The massive rocket barrage from Gaza in November not only brought Israel to the brink of war, it also nearly toppled the government. When Prime Minister Benjamin Netanyahu agreed to an Egyptian-brokered ceasefire with Hamas to end the escalation, Defence Minister Avigdor Liberman resigned in protest. With the ruling coalition now down to a razor-thin 61 MKs, Education Minister Naphtali Bennett then demanded the defence portfolio, or his party also would bolt the government, triggering early elections by spring. But Netanyahu proved once more why he is the master of Israeli politics.

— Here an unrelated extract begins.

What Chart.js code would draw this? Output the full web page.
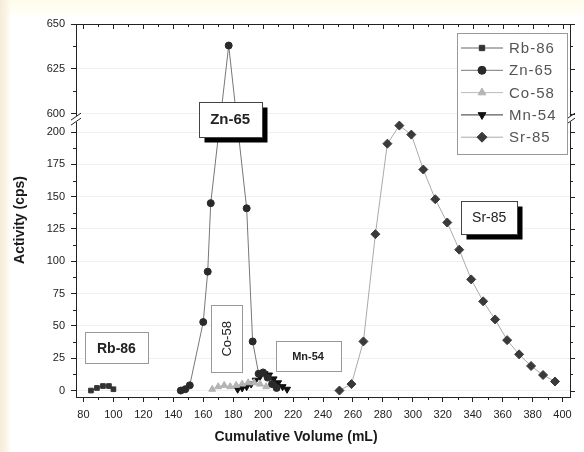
<!DOCTYPE html>
<html>
<head>
<meta charset="utf-8">
<script src="https://cdn.jsdelivr.net/npm/chart.js"></script>
<style>
  html, body { margin: 0; padding: 0; background: #fff; }
  #wrap {
    width: 584px; height: 452px;
    background:
      linear-gradient(90deg, #f6ecd6 0, #faf4e6 6px, rgba(255,255,255,0) 11px),
      linear-gradient(180deg, #fffcea 0, #fffef6 12px, #fff 18px);
  }
  canvas { display: block; }
</style>
</head>
<body>
<div id="wrap"><canvas id="chart" width="584" height="452"></canvas></div>
<script>
// Data (cumulative volume in mL, activity in cps)
const rbVolume = [85, 89, 93, 97, 100];
const rbActivity = [0, 2, 3.5, 3.5, 1];
const znVolume = [145, 148, 151, 160, 163, 165, 177, 189, 193, 197, 200, 203, 206, 209];
const znActivity = [0, 1, 4, 53, 92, 145, 638, 141, 38, 13, 14, 10, 5, 2];
const coVolume = [166, 170, 174, 178, 182, 186, 190, 194, 198, 202];
const coActivity = [1, 3, 4, 3, 4, 5, 6, 6, 5, 3];
const mnVolume = [183, 186, 189, 192, 195, 198, 201, 204, 207, 210, 213, 216];
const mnActivity = [1, 2, 3, 5, 8, 11, 13, 12, 9, 6, 3, 1];
const srVolume = [251, 259, 267, 275, 283, 291, 299, 307, 315, 323, 331, 339, 347, 355, 363, 371, 379, 387, 395];
const srActivity = [0, 5, 38, 121, 191, 205, 198, 171, 148, 130, 109, 86, 69, 55, 39, 28, 19, 12, 7];

const xTickValues = [80, 100, 120, 140, 160, 180, 200, 220, 240, 260, 280, 300, 320, 340, 360, 380, 400];
const yTickValues = [0, 25, 50, 75, 100, 125, 150, 175, 200, 600, 625, 650];

// Labels placed in the plot (centre in data units, size in px)
const peakLabels = [
  { text: "Rb-86", x: 102, y: 33, w: 63, h: 31, font: "bold 14px 'Liberation Sans', Arial" },
  { text: "Zn-65", x: 178, y: 210, w: 63, h: 35, shadow: true, font: "bold 15px 'Liberation Sans', Arial" },
  { text: "Co-58", x: 175.7, y: 40, w: 31, h: 67, vertical: true, font: "13px 'Liberation Sans', Arial" },
  { text: "Mn-54", x: 230, y: 27, w: 65, h: 30, font: "bold 11px 'Liberation Sans', Arial" },
  { text: "Sr-85", x: 351, y: 134, w: 56, h: 33, shadow: true, font: "14px 'Liberation Sans', Arial" },
];

const FONT = "'Liberation Sans', Arial, sans-serif";

// Linear scale with a gap between breakLow and breakHigh
class BrokenScale extends Chart.LinearScale {
  static id = "broken";
  determineDataLimits() {
    this.min = this.options.min;
    this.max = this.options.max;
  }
  buildTicks() {
    return yTickValues.map((v) => ({ value: v }));
  }
  getPixelForValue(value) {
    if (value === null || value === undefined) return NaN;
    const o = this.options;
    let d;
    if (value <= o.breakLow) d = ((value - o.min) / (o.breakLow - o.min)) * o.breakAt;
    else if (value >= o.breakHigh) d = o.breakAt + ((value - o.breakHigh) / (o.max - o.breakHigh)) * (1 - o.breakAt);
    else d = o.breakAt;
    return this.getPixelForDecimal(d);
  }
  getValueForPixel(pixel) {
    const o = this.options;
    const d = this.getDecimalForPixel(pixel);
    if (d <= o.breakAt) return o.min + (d / o.breakAt) * (o.breakLow - o.min);
    return o.breakHigh + ((d - o.breakAt) / (1 - o.breakAt)) * (o.max - o.breakHigh);
  }
}
Chart.register(BrokenScale);

const toPoints = (xs, ys) => xs.map((x, i) => ({ x, y: ys[i] }));

function series(label, xs, ys, style) {
  return Object.assign({
    label,
    data: toPoints(xs, ys),
    borderWidth: 1,
    pointRadius: 3.5,
    pointBorderWidth: 1,
    tension: 0,
  }, style);
}

const datasets = [
  series("Rb-86", rbVolume, rbActivity, { borderColor: "#666", pointBackgroundColor: "#333", pointBorderColor: "#333", pointStyle: "rect", pointRadius: 3.3 }),
  series("Zn-65", znVolume, znActivity, { borderColor: "#777", pointBackgroundColor: "#2a2a2a", pointBorderColor: "#2a2a2a", pointStyle: "circle" }),
  series("Co-58", coVolume, coActivity, { borderColor: "#bbb", pointBackgroundColor: "#b4b4b4", pointBorderColor: "#b4b4b4", pointStyle: "triangle", pointRadius: 4 }),
  series("Mn-54", mnVolume, mnActivity, { borderColor: "#333", pointBackgroundColor: "#111", pointBorderColor: "#111", pointStyle: "triangle", pointRotation: 180, pointRadius: 4 }),
  series("Sr-85", srVolume, srActivity, { borderColor: "#aaa", pointBackgroundColor: "#3a3a3a", pointBorderColor: "#3a3a3a", pointStyle: "rectRot", pointRadius: 4.5 }),
];

// Frame, minor ticks, axis break marks, legend, axis titles
const framePlugin = {
  id: "frame",
  afterDatasetsDraw(chart) {
    const { ctx, scales: { x, y } } = chart;
    ctx.save();
    peakLabels.forEach((lb) => {
      const cx = x.getPixelForValue(lb.x);
      const cy = y.getPixelForValue(lb.y);
      const left = Math.round(cx - lb.w / 2) + 0.5;
      const top = Math.round(cy - lb.h / 2) + 0.5;
      if (lb.shadow) {
        ctx.fillStyle = "#000";
        ctx.fillRect(left + 5, top + 5, lb.w, lb.h);
      }
      ctx.fillStyle = "#fff";
      ctx.fillRect(left, top, lb.w, lb.h);
      ctx.strokeStyle = lb.shadow ? "#444" : "#999";
      ctx.lineWidth = 1;
      ctx.strokeRect(left, top, lb.w, lb.h);
      ctx.fillStyle = "#222";
      ctx.font = lb.font;
      ctx.textAlign = "center";
      ctx.textBaseline = "middle";
      if (lb.vertical) {
        ctx.save();
        ctx.translate(cx, cy);
        ctx.rotate(-Math.PI / 2);
        ctx.fillText(lb.text, 0, 1);
        ctx.restore();
      } else {
        ctx.fillText(lb.text, cx, cy + 1);
      }
    });
    ctx.restore();
  },
  afterDraw(chart) {
    const { ctx, chartArea: a, scales: { x, y } } = chart;
    const o = y.options;
    ctx.save();
    ctx.strokeStyle = "#222";
    ctx.lineWidth = 1;

    // top and right axis lines
    ctx.beginPath();
    ctx.moveTo(a.left, a.top + 0.5);
    ctx.lineTo(a.right, a.top + 0.5);
    ctx.moveTo(a.right + 0.5, a.top);
    ctx.lineTo(a.right + 0.5, a.bottom);
    ctx.stroke();

    ctx.beginPath();
    for (let v = 80; v <= 400; v += 10) {
      const px = Math.round(x.getPixelForValue(v)) + 0.5;
      const major = v % 20 === 0;
      ctx.moveTo(px, a.top);
      ctx.lineTo(px, a.top + (major ? 5 : 3));
      if (!major) {
        ctx.moveTo(px, a.bottom);
        ctx.lineTo(px, a.bottom + 3);
      }
    }
    const yMinor = [];
    for (let v = 12.5; v < 200; v += 25) yMinor.push(v);
    yMinor.push(612.5, 637.5);
    yTickValues.forEach((v) => {
      const py = Math.round(y.getPixelForValue(v)) + 0.5;
      ctx.moveTo(a.right, py);
      ctx.lineTo(a.right + 5, py);
    });
    yMinor.forEach((v) => {
      const py = Math.round(y.getPixelForValue(v)) + 0.5;
      ctx.moveTo(a.left, py);
      ctx.lineTo(a.left - 3, py);
      ctx.moveTo(a.right, py);
      ctx.lineTo(a.right + 3, py);
    });
    ctx.stroke();

    // axis break marks
    const bp = y.getPixelForDecimal(o.breakAt);
    [a.left, a.right].forEach((ax) => {
      ctx.fillStyle = "#fff";
      ctx.fillRect(ax - 2, bp - 3, 5, 6);
      ctx.beginPath();
      ctx.moveTo(ax - 5, bp + 1);
      ctx.lineTo(ax + 5, bp - 6);
      ctx.moveTo(ax - 5, bp + 6);
      ctx.lineTo(ax + 5, bp - 1);
      ctx.stroke();
    });

    // legend
    const lx = 457.5, ly = 33.5, lw = 110, lh = 121;
    ctx.fillStyle = "#fff";
    ctx.fillRect(lx, ly, lw, lh);
    ctx.strokeStyle = "#999";
    ctx.strokeRect(lx, ly, lw, lh);
    chart.data.datasets.forEach((ds, i) => {
      const ey = 48 + i * 22.3;
      ctx.strokeStyle = ds.borderColor;
      ctx.lineWidth = 1;
      ctx.beginPath();
      ctx.moveTo(461, ey);
      ctx.lineTo(503, ey);
      ctx.stroke();
      ctx.fillStyle = ds.pointBackgroundColor;
      ctx.strokeStyle = ds.pointBorderColor;
      Chart.helpers.drawPoint(ctx, {
        pointStyle: ds.pointStyle,
        rotation: ds.pointRotation || 0,
        radius: ds.pointRadius + 0.5,
        borderWidth: 1,
      }, 482, ey);
      ctx.fillStyle = "#555";
      ctx.font = "15px " + FONT;
      ctx.letterSpacing = "1px";
      ctx.textAlign = "left";
      ctx.textBaseline = "middle";
      ctx.fillText(ds.label, 509, ey + 1);
      ctx.letterSpacing = "0px";
    });

    // axis titles
    ctx.fillStyle = "#1a1a1a";
    ctx.font = "bold 14px " + FONT;
    ctx.textAlign = "center";
    ctx.textBaseline = "middle";
    ctx.fillText("Cumulative Volume (mL)", 296, 437);
    ctx.save();
    ctx.translate(20, 220);
    ctx.rotate(-Math.PI / 2);
    ctx.fillText("Activity (cps)", 0, 0);
    ctx.restore();
    ctx.restore();
  },
};

const tickFont = { family: FONT, size: 11 };

new Chart(document.getElementById("chart"), {
  type: "line",
  data: { datasets },
  plugins: [framePlugin],
  options: {
    responsive: false,
    animation: false,
    layout: { padding: { top: 24, right: 14, left: 0, bottom: 0 } },
    plugins: { legend: { display: false }, tooltip: { enabled: false } },
    scales: {
      x: {
        type: "linear",
        min: 75,
        max: 405,
        afterBuildTicks: (s) => { s.ticks = xTickValues.map((v) => ({ value: v })); },
        afterFit: (s) => { s.height = 55; },
        ticks: { font: tickFont, color: "#222", padding: 6, maxRotation: 0, autoSkip: false },
        grid: { drawOnChartArea: false, tickLength: 5, tickColor: "#222" },
        border: { color: "#222" },
      },
      y: {
        type: "broken",
        min: -5,
        max: 650,
        breakLow: 210,
        breakHigh: 597,
        breakAt: 0.745,
        afterFit: (s) => { s.width = 76; },
        ticks: {
          font: tickFont, color: "#222", padding: 6, autoSkip: false,
          callback: (v) => String(v),
        },
        grid: { color: "#f0f0f0", tickLength: 5, tickColor: "#222" },
        border: { color: "#222" },
      },
    },
  },
});
</script>
</body>
</html>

In a brief address to the nation, Netanyahu explained that Israel was in the midst of a complex, ongoing military operation against its enemies, and thus it was “irresponsible” for Liberman or Bennett to force new elections at such a sensitive time. He did not specify the security operations involved – since then we have learned of risky IDF intelligence gathering inside Gaza, while the US reportedly has assumed temporary control of the air space over Syria, giving Israel a continued window of freedom for now to strike Iranian targets there. Nevertheless, Bennet backed down and Netanyahu saved his government.

However, Netanyahu was left in a precarious position as just one maverick MK can still topple the government over some outlandish demand. It is more likely that he will now look for the right moment and a reason more to his advantage for calling new elections. A national ballot is due anyway by November 2019, and the prime minister must factor in possible indictments over a series of scandals he is facing. But should he survive and win re-election – which all the recent polls indicate is likely – he will surpass founding father David Ben-Gurion as the longest-serving and most-often elected prime minister in Israel’s history.